X = TfidfTransformer(smooth_idf=False).fit_transform(X)

classifier = MultinomialNB()
parameters = {
    'alpha': np.arange(.1, 1, .1)
}

search = GridSearchCV(classifier, parameters, scoring='recall', iid=False, cv=10, refit=False)
search.fit(X, y)
print("Best parameter (CV score=%0.3f):" % search.best_score_)
print(search.best_params_)

Best parameter (CV score=0.938):
{'alpha': 0.1}


### 3.2 K-nn model

In [106]:
X = df['text']
y = df['spam']

X = CountVectorizer(analyzer=process_text).fit_transform(X)

X = TfidfTransformer(smooth_idf=False).fit_transform(X)

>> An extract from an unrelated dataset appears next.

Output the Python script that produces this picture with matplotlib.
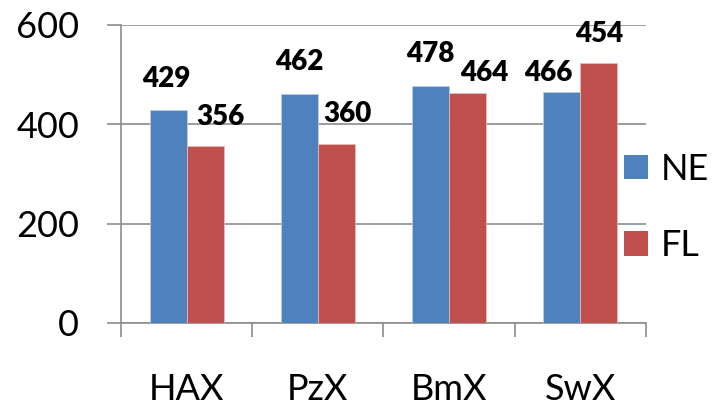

classifier = KNeighborsClassifier()
parameters = {'n_neighbors': np.arange(1,30)}


search = GridSearchCV(classifier, parameters, scoring='recall', iid=False, cv=10, refit=False)
search.fit(X, y)
print("Best parameter (CV score=%0.3f):" % search.best_score_)
print(search.best_params_)

Best parameter (CV score=0.596):
{'n_neighbors': 1}


Surprisingly, the tf-idf transformation doesn't help at all. It even makes the K-nn model totally unaccurate.

## 4. Semantic decomposition

In [107]:
X = df['text']
y = df['spam']

X = CountVectorizer(analyzer=process_text).fit_transform(X)

semantic_decomp = TruncatedSVD(
             n_components=100, 
             algorithm='randomized', 
             n_iter=7, 
             random_state=None, 
             tol=0.0
)
X = semantic_decomp.fit_transform(X)
print('preprocessing OK')

classifier = KNeighborsClassifier()
parameters = {'n_neighbors': np.arange(1,30)}


search = GridSearchCV(classifier, parameters, scoring='recall', iid=False, cv=10, refit=False)
search.fit(X, y)
print("Best parameter (CV score=%0.3f):" % search.best_score_)
print(search.best_params_)

preprocessing OK
Best parameter (CV score=0.751):
{'n_neighbors': 1}


We can't use the naive bayes model after the semantic decomposition because it doesn't support negative values. The k-nn model doesn't perform very well here. In order to keep using the naive bayes model, we should use NMF instead of the semantic decomposition. Anyway, the naive bayes model needs the input features to be strongly independent, which is not true after the semantic decomposition.